The reliance on the foregoing stipulation is mis­placed.  It obviously refers to a situation where an employee is permanently employed in a certain position and then permanently assigned to another with a lower classification.  In the present case, however, Louise Mateu's reemployment as passenger sales agent was temporary in nature, as it was without prejudice to her claim to the position of flight stewardess.  Indeed, she impliedly ad­mits this by citing Article III, paragraph 5, of the bargaining agreement in challenging the deductions made from her back salaries, which provision precisely refers to an employee "Who is assigned temporarily... to perform duties and accept the responsibility of a higher classification of work," and who is entitled to be "paid the rate of the classification so-worked."

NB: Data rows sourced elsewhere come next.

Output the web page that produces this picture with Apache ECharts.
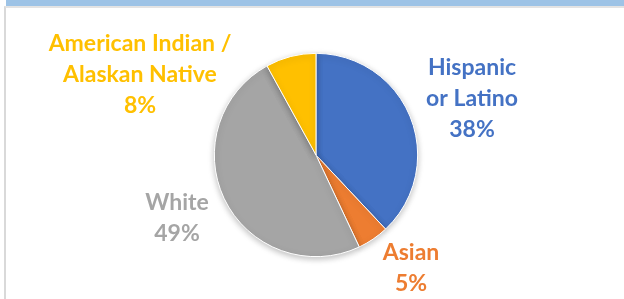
<!DOCTYPE html>
<html>
<head>
<meta charset="utf-8">
<script src="https://cdn.jsdelivr.net/npm/echarts@6/dist/echarts.min.js"></script>
<style>
    html, body { margin: 0; padding: 0; background: #fff; }
    .topbar { position: absolute; left: 6px; top: 0; width: 618px; height: 6px; background: #9DC3E6; }
    .frame { position: absolute; left: 4px; top: 6px; width: 620px; height: 293px;
             border-left: 2px solid #D9D9D9; border-top: 2px solid #E3E3E3; box-sizing: border-box; }
    #chart { position: absolute; left: 0; top: 0; width: 624px; height: 299px; }
</style>
</head>
<body>
<div class="topbar"></div>
<div class="frame"></div>
<div id="chart"></div>
<script>
    // groups, shares (percent) and colours
    var groups = ['Hispanic\nor Latino', 'Asian', 'White', 'American Indian /\nAlaskan Native'];
    var shares = [38, 5, 49, 8];
    var colors = ['#4472C4', '#ED7D31', '#A5A5A5', '#FFC000'];

    // where each data label sits (centre of the text block)
    var labelSpots = [[472, 99], [411, 268], [177, 218], [140, 75]];

    var chart = echarts.init(document.getElementById('chart'));
    chart.setOption({
        animation: false,
        series: [
            {
                name: 'Population',
                type: 'pie',
                radius: '68%',
                center: [316, 155],
                startAngle: 90,
                clockwise: true,
                label: {
                    show: true,
                    position: 'outside',
                    formatter: '{b}\n{c}%',
                    fontFamily: 'Lato',
                    fontWeight: 'bold',
                    fontSize: 23,
                    lineHeight: 31,
                    align: 'center'
                },
                labelLine: { show: false },
                labelLayout: function (params) {
                    var p = labelSpots[params.dataIndex];
                    return { x: p[0], y: p[1], align: 'center', verticalAlign: 'middle' };
                },
                itemStyle: {
                    borderColor: '#fff',
                    borderWidth: 1,
                    shadowBlur: 6,
                    shadowOffsetY: 2,
                    shadowColor: 'rgba(0,0,0,0.25)'
                },
                emphasis: { disabled: true },
                data: groups.map(function (g, i) {
                    return {
                        name: g,
                        value: shares[i],
                        itemStyle: { color: colors[i] },
                        label: { color: colors[i] }
                    };
                })
            }
        ]
    });
</script>
</body>
</html>
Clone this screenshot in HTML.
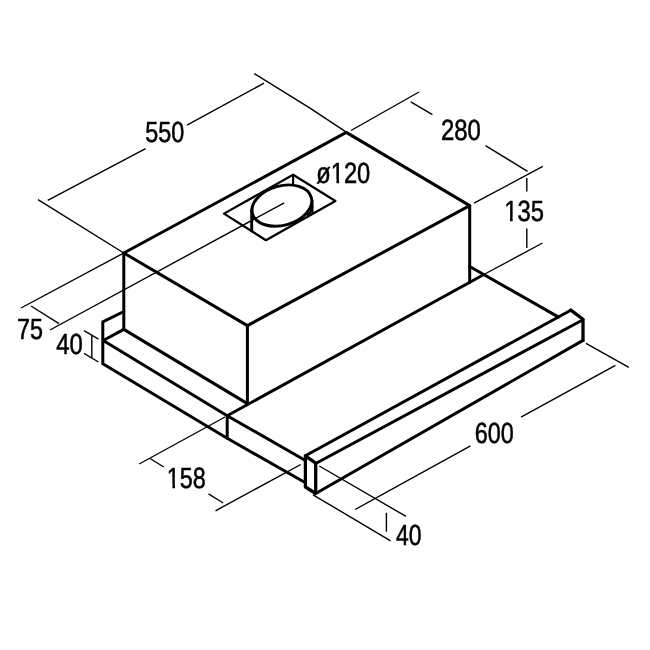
<!DOCTYPE html>
<html>
<head>
<meta charset="utf-8">
<title>Dimensions</title>
<style>
html,body{margin:0;padding:0;background:#fff;}
body{width:650px;height:650px;overflow:hidden;}
svg{display:block;will-change:transform;filter:grayscale(1);}
text{font-family:"Liberation Sans",sans-serif;fill:#000;text-rendering:geometricPrecision;}
</style>
</head>
<body>
<svg width="650" height="650" viewBox="0 0 650 650">
<rect x="0" y="0" width="650" height="650" fill="#ffffff"/>

<!-- thin dimension / extension lines -->
<g fill="none" stroke="#000" stroke-width="1.4" stroke-linecap="butt">
  <!-- top-left extension from apex -->
  <polyline points="346.3,132.2 310,108.1 254.3,73.6"/>
  <!-- 550 -->
  <line x1="38" y1="199.6" x2="123.8" y2="253"/>
  <line x1="47.7" y1="200.3" x2="145.6" y2="148.6"/>
  <line x1="187" y1="125.2" x2="264" y2="83.2"/>
  <!-- 280 -->
  <line x1="351" y1="130.5" x2="419" y2="92"/>
  <line x1="410.8" y1="101.8" x2="432.4" y2="114.6"/>
  <line x1="485.5" y1="145.6" x2="527.5" y2="171.3"/>
  <!-- 135 -->
  <line x1="474" y1="203.2" x2="542.8" y2="166.4"/>
  <line x1="483" y1="275" x2="542.5" y2="243"/>
  <line x1="526.8" y1="178" x2="526.8" y2="191.5"/>
  <line x1="526.8" y1="228.5" x2="526.8" y2="248"/>
  <!-- 75 -->
  <line x1="123.8" y1="253" x2="21" y2="308"/>
  <line x1="284.2" y1="202.8" x2="50" y2="330"/>
  <line x1="31" y1="306" x2="59" y2="323.6"/>
  <!-- 40 left -->
  <line x1="91.8" y1="335.5" x2="91.8" y2="358.3"/>
  <line x1="84" y1="330.6" x2="98.5" y2="339.2"/>
  <line x1="84" y1="353.4" x2="98.5" y2="362"/>
  <!-- 158 -->
  <line x1="225" y1="417" x2="139.2" y2="464"/>
  <line x1="300.8" y1="464.5" x2="215.5" y2="510.8"/>
  <line x1="150" y1="458.5" x2="163.8" y2="467"/>
  <line x1="208.5" y1="493.8" x2="223.2" y2="503"/>
  <!-- 40 handle -->
  <line x1="319.3" y1="466" x2="406" y2="516.4"/>
  <line x1="313" y1="494.8" x2="390.6" y2="540.8"/>
  <line x1="386.4" y1="512.8" x2="386.4" y2="531.7"/>
  <!-- 600 -->
  <line x1="355" y1="509.5" x2="470.5" y2="445.8"/>
  <line x1="521" y1="417.2" x2="615.4" y2="365.4"/>
  <line x1="586" y1="343.4" x2="628.8" y2="367.3"/>
</g>

<!-- thick object lines -->
<g fill="none" stroke="#000" stroke-width="3" stroke-linecap="round" stroke-linejoin="round">
  <!-- box top face -->
  <path d="M346.3 132.4 L123.8 253 L247.4 325.6 L469.7 205.6 Z"/>
  <!-- box verticals -->
  <line x1="123.8" y1="253" x2="123.8" y2="329.4"/>
  <line x1="247.4" y1="325.6" x2="247.4" y2="403.6"/>
  <line x1="469.7" y1="205.8" x2="469.7" y2="282.3"/>
  <!-- box bottom -->
  <line x1="123.8" y1="329.4" x2="247.4" y2="403.6"/>
  <line x1="227.2" y1="415.7" x2="483" y2="275"/>
  <!-- base back-left flange -->
  <path d="M123.8 311.5 L102.8 321.8 L102.8 363.8 L227.2 438.3 L227.2 415.7 L103.2 340.5 L123.8 329.4"/>
  <!-- drawer -->
  <line x1="227.2" y1="415.7" x2="305" y2="460.3"/>
  <line x1="227.2" y1="438.3" x2="305" y2="482.5"/>
  <!-- base top right edge -->
  <line x1="469.7" y1="266.5" x2="558.6" y2="317.1"/>
  <!-- handle -->
  <path d="M305.4 455.8 L315.7 463.2 L315.7 493.5 L305.4 487 Z" stroke-width="3.3"/>
  <line x1="305.4" y1="455.8" x2="570.7" y2="310.2"/>
  <line x1="315.7" y1="463.5" x2="583" y2="319.7"/>
  <line x1="315.7" y1="493.5" x2="583" y2="340.4"/>
  <path d="M570.8 310.1 L583 319.3 L583 340.4" stroke-width="3.3"/>
</g>

<!-- duct hole -->
<g fill="none" stroke="#000" stroke-width="2.2" stroke-linecap="round" stroke-linejoin="round">
  <path d="M224 213.6 L293.1 174.8 L335.4 201 L265.9 240.2 Z"/>
  <line x1="293.1" y1="174.8" x2="293.1" y2="185"/>
  <line x1="251.7" y1="210" x2="251.7" y2="231" stroke-width="2.9"/>
  <line x1="312.4" y1="200.5" x2="312.4" y2="212.3"/>
  <ellipse cx="281.85" cy="205.6" rx="30.5" ry="19.65" transform="rotate(-15.5 281.85 205.6)" stroke-width="2.9"/>
  <path d="M312.4 206 Q312.2 211.5 307.6 215.2"/>
</g>

<!-- labels -->
<g font-size="29.2" stroke="#000" stroke-width="0.55" stroke-linejoin="round">
  <text id="t550" x="145.2" y="141.9" textLength="39.0" lengthAdjust="spacingAndGlyphs">550</text>
  <text id="t280" x="440.9" y="140.1" textLength="39.9" lengthAdjust="spacingAndGlyphs">280</text>
  <text id="t120" x="316.3" y="182.9" textLength="54.0" lengthAdjust="spacingAndGlyphs">ø120</text>
  <text id="t135" x="504.3" y="220.7" textLength="39.7" lengthAdjust="spacingAndGlyphs">135</text>
  <text id="t75" x="17.1" y="338.7" textLength="26.0" lengthAdjust="spacingAndGlyphs">75</text>
  <text id="t40a" x="56.2" y="353.5" textLength="26.6" lengthAdjust="spacingAndGlyphs">40</text>
  <text id="t158" x="166.8" y="487.8" textLength="39.0" lengthAdjust="spacingAndGlyphs">158</text>
  <text id="t600" x="474.8" y="442.8" textLength="39.0" lengthAdjust="spacingAndGlyphs">600</text>
  <text id="t40b" x="396.0" y="544.7" textLength="25.5" lengthAdjust="spacingAndGlyphs">40</text>
</g>
<!-- trim the foot of each "1" so it reads as a plain flagged stem -->
<g fill="#fff" stroke="none">
  <rect x="331.28" y="179.32" width="5.15" height="5.08"/>
  <rect x="339.12" y="179.32" width="4.97" height="5.08"/>
  <rect x="504.81" y="217.12" width="5.17" height="5.08"/>
  <rect x="512.69" y="217.12" width="4.99" height="5.08"/>
  <rect x="167.28" y="484.22" width="5.10" height="5.08"/>
  <rect x="175.04" y="484.22" width="4.91" height="5.08"/>
</g>
</svg>
</body>
</html>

Be that as it may, the decision of the respondent Court of September 30, 1963 specifically orders the reins­tatement of "complainant Louise Mateu to her job as flight stewardess, with full back wages and without loss to her seniority and other acquired rights therein." This order was not modified by the resolution of the Court en banc dated July 21, 1964, nor has it been appealed from, and is therefore final.  However, since there are questions of fact involved and raised by the parties concerning this particular aspect of the judgment, its implementation should be left to the lower court, where the matter may be heard and evidence, if necessary, may be received.

Wherefore, the resolution appealed from is reversed and set aside and the respondent company is ordered to restore to the petitioner Louise Mateu the amount deducted from her salaries corresponding to her as flight stewardess from September 23, 1960 to June 27, 1962, without prejudice to whatever other rights she may have under the judgment as indicated in the preceding paragraph.  Costs against the respondent company.

Concepcion, C.J., Reyes, Dizon, Zaldivar, Fernando, Teehankee, Barredo, and Villamor, JJ., concur.
Castro, J., on leave.



[1] Philippine Airlines vs. PALEA, G.R. No. L-15544, July 26, 1960, 60 0.G. 8269; McLeod & Co., vs. Progressive Federation of Labor, G.R. No. L-7881, May 31, 1955; Western Mindanao Federation of Labor, G.R. No. L-10170, April 25, 1957.